Task: Go through the records from the first line and retype each one exactly, stopping once the line with "const arealFirst = [7.3, 3.65, 1.83];" is done. Pictures are left out.

--- start of Materials provided ---

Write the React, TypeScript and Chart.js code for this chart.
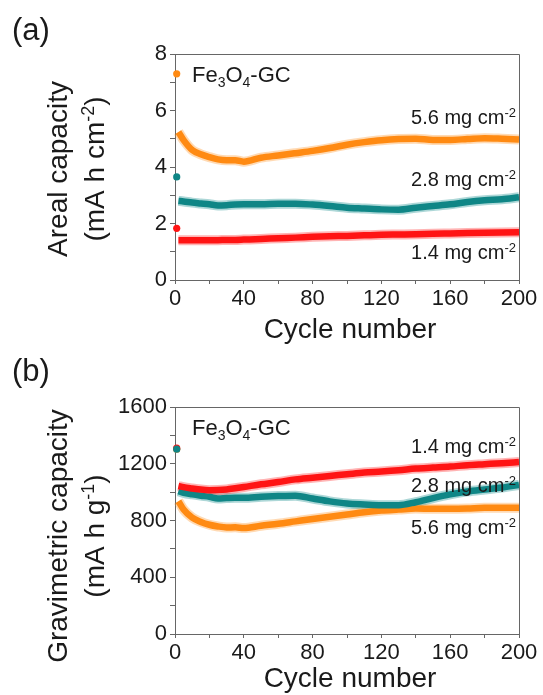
import React, { useEffect, useRef } from 'react';
import { Chart, registerables } from 'chart.js';

Chart.register(...registerables);

// ---------------- data ----------------
const cycles = [2, 5, 10, 15, 20, 25, 30, 35, 40, 50, 60, 70, 80, 90, 100, 110, 120, 130, 140, 150, 160, 170, 180, 190, 200];
const firstCycle = 1;

// Areal capacity (mA h cm-2)
const areal56 = [5.24, 4.95, 4.6, 4.45, 4.35, 4.27, 4.24, 4.24, 4.19, 4.33, 4.41, 4.49, 4.57, 4.67, 4.79, 4.88, 4.95, 4.99, 5.0, 4.96, 4.96, 4.99, 5.02, 5.0, 4.97];
const areal28 = [2.8, 2.78, 2.74, 2.71, 2.68, 2.64, 2.65, 2.67, 2.68, 2.68, 2.7, 2.7, 2.67, 2.62, 2.56, 2.53, 2.5, 2.49, 2.56, 2.62, 2.68, 2.76, 2.82, 2.86, 2.93];
const areal14 = [1.41, 1.41, 1.41, 1.41, 1.41, 1.41, 1.42, 1.42, 1.43, 1.45, 1.48, 1.5, 1.53, 1.55, 1.56, 1.58, 1.6, 1.61, 1.62, 1.64, 1.65, 1.66, 1.67, 1.68, 1.69];
const arealFirst = [7.3, 3.65, 1.83]; // 5.6, 2.8, 1.4 mg cm-2

// Gravimetric capacity (mA h g-1)
const grav56 = [936, 877, 820, 790, 770, 758, 751, 752, 747, 763, 777, 794, 811, 826, 842, 858, 870, 877, 884, 882, 882, 884, 889, 889, 889];
const grav28 = [1007, 995, 984, 975, 967, 955, 958, 960, 960, 967, 972, 975, 955, 935, 920, 913, 908, 908, 929, 958, 984, 1005, 1019, 1032, 1050];
const grav14 = [1043, 1035, 1026, 1018, 1014, 1015, 1019, 1027, 1036, 1055, 1071, 1090, 1102, 1114, 1126, 1138, 1145, 1154, 1166, 1173, 1180, 1190, 1197, 1204, 1212];
const gravFirst = [1303, 1303, 1310]; // 5.6, 2.8, 1.4 mg cm-2

const loadings = ['5.6', '2.8', '1.4'];
const xTickLabels = [0, 40, 80, 120, 160, 200];
const arealTickLabels = [0, 2, 4, 6, 8];
const gravTickLabels = [0, 400, 800, 1200, 1600];

// ---------------- style ----------------
const FONT = '"Liberation Sans", Arial, Helvetica, sans-serif';
const C_ORANGE = '#FF8A12';
const C_TEAL = '#0F8686';
const C_RED = '#FF1414';
const H_ORANGE = 'rgba(255,150,40,0.35)';
const H_TEAL = 'rgba(20,140,140,0.35)';
const H_RED = 'rgba(255,40,40,0.35)';
const AXIS = '#666666';
const TEXT = '#1a1a1a';

type Seg = { t: string; s?: 'sup' | 'sub' };

function drawRich(ctx: CanvasRenderingContext2D, segs: Seg[], x: number, y: number, size: number, align: 'left' | 'right' | 'center') {
  const small = Math.round(size * 0.64);
  const fontFor = (s: Seg) => `${s.s ? small : size}px ${FONT}`;
  let total = 0;
  const widths = segs.map((s) => {
    ctx.font = fontFor(s);
    const w = ctx.measureText(s.t).width;
    total += w;
    return w;
  });
  let cx = align === 'left' ? x : align === 'right' ? x - total : x - total / 2;
  ctx.textAlign = 'left';
  ctx.textBaseline = 'alphabetic';
  segs.forEach((s, i) => {
    ctx.font = fontFor(s);
    const dy = s.s === 'sup' ? -size * 0.36 : s.s === 'sub' ? size * 0.22 : 0;
    ctx.fillText(s.t, cx, y + dy);
    cx += widths[i];
  });
}

type Series = { key: string; data: number[]; first: number; color: string; halo: string };
type PanelSpec = {
  tag: string;
  top: number;
  height: number;
  plotTop: number;
  plotBottom: number;
  yMax: number;
  yStep: number;
  yTicks: number[];
  series: Series[];
  title1: Seg[];
  title2: Seg[];
  titleCY: number;
  labels: { text: string; baseline: number }[];
  xTitleBaseline: number;
  tagBaseline: number;
};

const panelA: PanelSpec = {
  tag: '(a)',
  top: 0,
  height: 350,
  plotTop: 54,
  plotBottom: 280,
  yMax: 8,
  yStep: 1,
  yTicks: arealTickLabels,
  series: [
    { key: '5.6', data: areal56, first: arealFirst[0], color: C_ORANGE, halo: H_ORANGE },
    { key: '2.8', data: areal28, first: arealFirst[1], color: C_TEAL, halo: H_TEAL },
    { key: '1.4', data: areal14, first: arealFirst[2], color: C_RED, halo: H_RED },
  ],
  title1: [{ t: 'Areal capacity' }],
  title2: [{ t: '(mA h cm' }, { t: '-2', s: 'sup' }, { t: ')' }],
  titleCY: 169,
  labels: [
    { text: loadings[0], baseline: 124 },
    { text: loadings[1], baseline: 186 },
    { text: loadings[2], baseline: 259 },
  ],
  xTitleBaseline: 338,
  tagBaseline: 40,
};

const panelB: PanelSpec = {
  tag: '(b)',
  top: 340,
  height: 355,
  plotTop: 67,
  plotBottom: 294,
  yMax: 1600,
  yStep: 200,
  yTicks: gravTickLabels,
  series: [
    { key: '5.6', data: grav56, first: gravFirst[0], color: C_ORANGE, halo: H_ORANGE },
    { key: '2.8', data: grav28, first: gravFirst[1], color: C_TEAL, halo: H_TEAL },
    { key: '1.4', data: grav14, first: gravFirst[2], color: C_RED, halo: H_RED },
  ],
  title1: [{ t: 'Gravimetric capacity' }],
  title2: [{ t: '(mA h g' }, { t: '-1', s: 'sup' }, { t: ')' }],
  titleCY: 196,
  labels: [
    { text: loadings[2], baseline: 113 },
    { text: loadings[1], baseline: 152 },
    { text: loadings[0], baseline: 194 },
  ],
  xTitleBaseline: 347,
  tagBaseline: 41,
};

function Panel({ spec }: { spec: PanelSpec }) {
  const ref = useRef<HTMLCanvasElement | null>(null);

  useEffect(() => {
    const canvas = ref.current;
    if (!canvas) return;

    const byKey = (k: string) => spec.series.find((s) => s.key === k) as Series;
    // index 0 is drawn on top in Chart.js
    const pointOrder = ['2.8', '1.4', '5.6'];
    const lineOrder = ['1.4', '2.8', '5.6'];

    const datasets: any[] = [];
    pointOrder.forEach((k) => {
      const s = byKey(k);
      datasets.push({
        type: 'scatter',
        data: [{ x: firstCycle, y: s.first }],
        backgroundColor: s.color,
        borderColor: s.color,
        pointRadius: 3.6,
        borderWidth: 0,
        clip: false,
      });
    });
    lineOrder.forEach((k) => {
      const s = byKey(k);
      datasets.push({
        type: 'line',
        data: cycles.map((c, i) => ({ x: c, y: s.data[i] })),
        borderColor: s.color,
        backgroundColor: s.color,
        borderWidth: 6.5,
        pointRadius: 0,
        tension: 0.35,
        cubicInterpolationMode: 'monotone',
        clip: false,
      });
    });
    lineOrder.forEach((k) => {
      const s = byKey(k);
      datasets.push({
        type: 'line',
        data: cycles.map((c, i) => ({ x: c, y: s.data[i] })),
        borderColor: s.halo,
        backgroundColor: s.halo,
        borderWidth: 10,
        pointRadius: 0,
        tension: 0.35,
        cubicInterpolationMode: 'monotone',
        clip: false,
      });
    });

    const textPlugin = {
      id: 'panelText',
      afterDraw(chart: any) {
        const ctx: CanvasRenderingContext2D = chart.ctx;
        const a = chart.chartArea;
        ctx.save();
        // top and right frame
        ctx.strokeStyle = AXIS;
        ctx.lineWidth = 1;
        ctx.beginPath();
        const t = Math.round(a.top) + 0.5;
        const r = Math.round(a.right) + 0.5;
        ctx.moveTo(Math.round(a.left), t);
        ctx.lineTo(r, t);
        ctx.lineTo(r, Math.round(a.bottom) + 0.5);
        ctx.stroke();

        ctx.fillStyle = TEXT;
        drawRich(ctx, [{ t: spec.tag }], 12, spec.tagBaseline, 31, 'left');
        drawRich(ctx, [{ t: 'Fe' }, { t: '3', s: 'sub' }, { t: 'O' }, { t: '4', s: 'sub' }, { t: '-GC' }], 192, a.top + 28, 22, 'left');
        spec.labels.forEach((l) => {
          drawRich(ctx, [{ t: l.text + ' mg cm' }, { t: '-2', s: 'sup' }], a.right - 3, l.baseline, 20, 'right');
        });
        drawRich(ctx, [{ t: 'Cycle number' }], (a.left + a.right) / 2 + 3, spec.xTitleBaseline, 28, 'center');
        ctx.save();
        ctx.translate(67, spec.titleCY);
        ctx.rotate(-Math.PI / 2);
        drawRich(ctx, spec.title1, 0, 0, 28, 'center');
        ctx.restore();
        ctx.save();
        ctx.translate(104, spec.titleCY);
        ctx.rotate(-Math.PI / 2);
        drawRich(ctx, spec.title2, 0, 0, 28, 'center');
        ctx.restore();
        ctx.restore();
      },
    };

    const chart = new Chart(canvas, {
      type: 'scatter',
      data: { datasets },
      options: {
        animation: false,
        responsive: false,
        maintainAspectRatio: false,
        devicePixelRatio: 1,
        events: [],
        layout: { padding: { top: spec.plotTop, right: 24, left: 0, bottom: 0 } },
        plugins: { legend: { display: false }, tooltip: { enabled: false }, title: { display: false } },
        scales: {
          x: {
            type: 'linear',
            min: 0,
            max: 200,
            afterFit: (s: any) => {
              s.height = spec.height - spec.plotBottom;
            },
            ticks: {
              stepSize: 20,
              autoSkip: false,
              maxRotation: 0,
              minRotation: 0,
              padding: 2,
              color: TEXT,
              font: { family: FONT, size: 22 },
              callback: (v: any) => (xTickLabels.includes(Number(v)) ? String(v) : ''),
            },
            grid: { drawOnChartArea: false, drawTicks: true, tickLength: 4, color: AXIS },
            border: { display: true, color: AXIS, width: 1 },
          },
          y: {
            type: 'linear',
            min: 0,
            max: spec.yMax,
            afterFit: (s: any) => {
              s.width = 175;
            },
            ticks: {
              stepSize: spec.yStep,
              autoSkip: false,
              padding: 3,
              color: TEXT,
              font: { family: FONT, size: 22 },
              callback: (v: any) => (spec.yTicks.includes(Number(v)) ? String(v) : ''),
            },
            grid: { drawOnChartArea: false, drawTicks: true, tickLength: 5, color: AXIS },
            border: { display: true, color: AXIS, width: 1 },
          },
        },
      } as any,
      plugins: [textPlugin],
    });

    return () => chart.destroy();
  }, [spec]);

  return (
    <canvas
      ref={ref}
      width={543}
      height={spec.height}
      style={{ position: 'absolute', left: 0, top: spec.top, width: 543, height: spec.height, display: 'block' }}
    />
  );
}

export default function App() {
  return (
    <div style={{ position: 'absolute', left: 0, top: 0, width: 543, height: 695, background: '#ffffff', overflow: 'hidden' }}>
      <Panel spec={panelA} />
      <Panel spec={panelB} />
    </div>
  );
}
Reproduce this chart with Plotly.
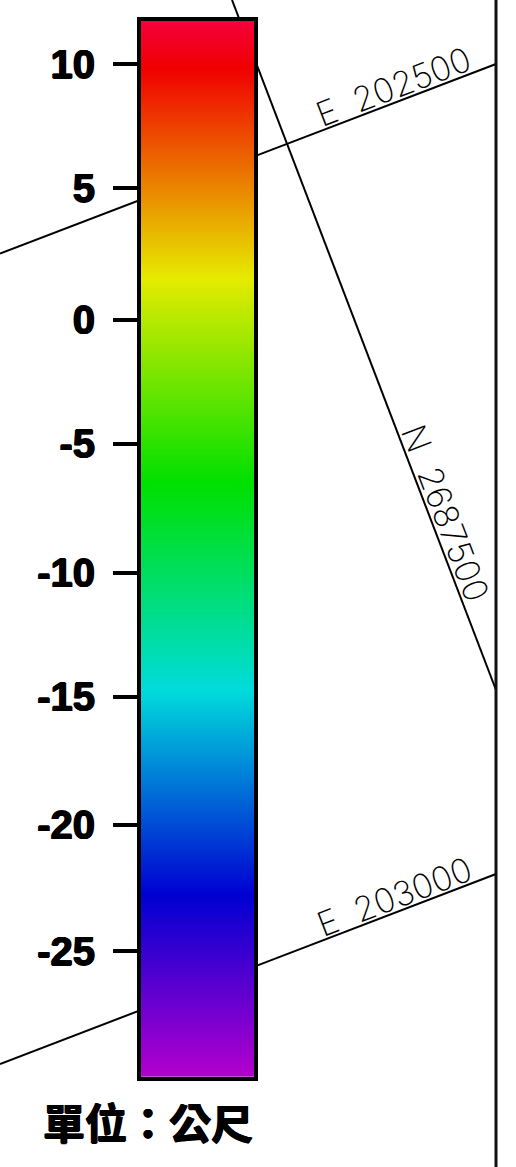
import plotly.graph_objects as go

# legend scale
tick_values = [10, 5.11, -0.09, -4.98, -10.07, -14.96, -20.01, -25]
tick_labels = ["10", "5", "0", "-5", "-10", "-15", "-20", "-25"]
scale_levels = [11.71, 9.84, 1.56, -6.52, -14.68, -22.77, -29.95]
scale_colors = ["#f5003c", "#f00000", "#e6eb00", "#00e000", "#00dcdc", "#0000d2", "#b400cd"]
scale_min, scale_max = -29.95, 11.71
unit_label = "單位\uff1a公尺"

# map grid lines (page pixels)
grid_e202500_x = [0, 496]
grid_e202500_y = [253.5, 64]
grid_e203000_x = [0, 496]
grid_e203000_y = [1064, 874]
grid_n2687500_x = [232, 496]
grid_n2687500_y = [0, 690]

def frac(v):
    return (v - scale_min) / (scale_max - scale_min)

colorscale = [[frac(v), c] for v, c in sorted(zip(scale_levels, scale_colors))]

fig = go.Figure()
for xs, ys in [(grid_e202500_x, grid_e202500_y), (grid_e203000_x, grid_e203000_y), (grid_n2687500_x, grid_n2687500_y)]:
    fig.add_trace(go.Scatter(x=xs, y=ys, mode="lines", line=dict(color="black", width=2),
                             hoverinfo="skip", showlegend=False, xaxis="x", yaxis="y"))
fig.add_trace(go.Scatter(x=[496, 496], y=[0, 1167], mode="lines", line=dict(color="#111111", width=3),
                         hoverinfo="skip", showlegend=False, xaxis="x", yaxis="y"))

levels = [scale_max + 0.5 - i * (scale_max - scale_min + 1) / 200 for i in range(201)]
fig.add_trace(go.Heatmap(x=[-1, 2], y=levels, z=[[v, v] for v in levels], colorscale=colorscale,
                         zmin=scale_min, zmax=scale_max, zsmooth="best", showscale=False,
                         xaxis="x2", yaxis="y2"))

W, H = 516, 1167
fatten = "0.7px 0 0 black, -0.7px 0 0 black, 0 0.5px 0 black, 0 -0.5px 0 black"
grid_font = dict(family="Inter", size=34, color="black", weight=200)
annos = [
    dict(x=393, y=86, text="E\u00a0\u00a0202500", textangle=-21, xref="x", yref="y", showarrow=False, font=grid_font),
    dict(x=394, y=896, text="E\u00a0\u00a0203000", textangle=-21, xref="x", yref="y", showarrow=False, font=grid_font),
    dict(x=446, y=513, text="N\u00a0\u00a02687500", textangle=69, xref="x", yref="y", showarrow=False, font=grid_font),
    dict(x=148, y=1120, text=unit_label, xref="x", yref="y", showarrow=False,
         font=dict(family="Noto Sans CJK TC", size=42, color="black", weight="bold", shadow=fatten)),
]
fig.update_layout(
    width=W, height=H, margin=dict(l=0, r=0, t=0, b=0), paper_bgcolor="white", plot_bgcolor="rgba(0,0,0,0)",
    xaxis=dict(domain=[0, 1], range=[0, W], visible=False, fixedrange=True),
    yaxis=dict(domain=[0, 1], range=[H, 0], visible=False, fixedrange=True),
    xaxis2=dict(domain=[141 / W, 254 / W], range=[0, 1], anchor="y2", showticklabels=False, ticks="",
                showline=True, linecolor="black", linewidth=4, mirror=True, showgrid=False, zeroline=False),
    yaxis2=dict(domain=[1 - 1077 / H, 1 - 20.7 / H], range=[scale_min, scale_max], anchor="x2",
                tickmode="array", tickvals=tick_values, ticktext=tick_labels, ticks="outside", ticklen=24,
                tickwidth=4, tickcolor="black", showline=True, linecolor="black", linewidth=4, mirror=True,
                showgrid=False, zeroline=False, ticklabelstandoff=10,
                tickfont=dict(family="Liberation Sans", size=40, color="black", weight="bold", shadow=fatten)),
    annotations=annos,
    showlegend=False,
)
fig.write_html("out.html", post_script="document.body.style.margin='0';", config=dict(displayModeBar=False))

--- end of Materials provided ---

Complete answer:
Write the React, TypeScript and Chart.js code for this chart.
import React, { useEffect, useRef } from 'react';
import { Chart, registerables } from 'chart.js';

Chart.register(...registerables);

// ---------------- data ----------------
const cycles = [2, 5, 10, 15, 20, 25, 30, 35, 40, 50, 60, 70, 80, 90, 100, 110, 120, 130, 140, 150, 160, 170, 180, 190, 200];
const firstCycle = 1;

// Areal capacity (mA h cm-2)
const areal56 = [5.24, 4.95, 4.6, 4.45, 4.35, 4.27, 4.24, 4.24, 4.19, 4.33, 4.41, 4.49, 4.57, 4.67, 4.79, 4.88, 4.95, 4.99, 5.0, 4.96, 4.96, 4.99, 5.02, 5.0, 4.97];
const areal28 = [2.8, 2.78, 2.74, 2.71, 2.68, 2.64, 2.65, 2.67, 2.68, 2.68, 2.7, 2.7, 2.67, 2.62, 2.56, 2.53, 2.5, 2.49, 2.56, 2.62, 2.68, 2.76, 2.82, 2.86, 2.93];
const areal14 = [1.41, 1.41, 1.41, 1.41, 1.41, 1.41, 1.42, 1.42, 1.43, 1.45, 1.48, 1.5, 1.53, 1.55, 1.56, 1.58, 1.6, 1.61, 1.62, 1.64, 1.65, 1.66, 1.67, 1.68, 1.69];
const arealFirst = [7.3, 3.65, 1.83]; // 5.6, 2.8, 1.4 mg cm-2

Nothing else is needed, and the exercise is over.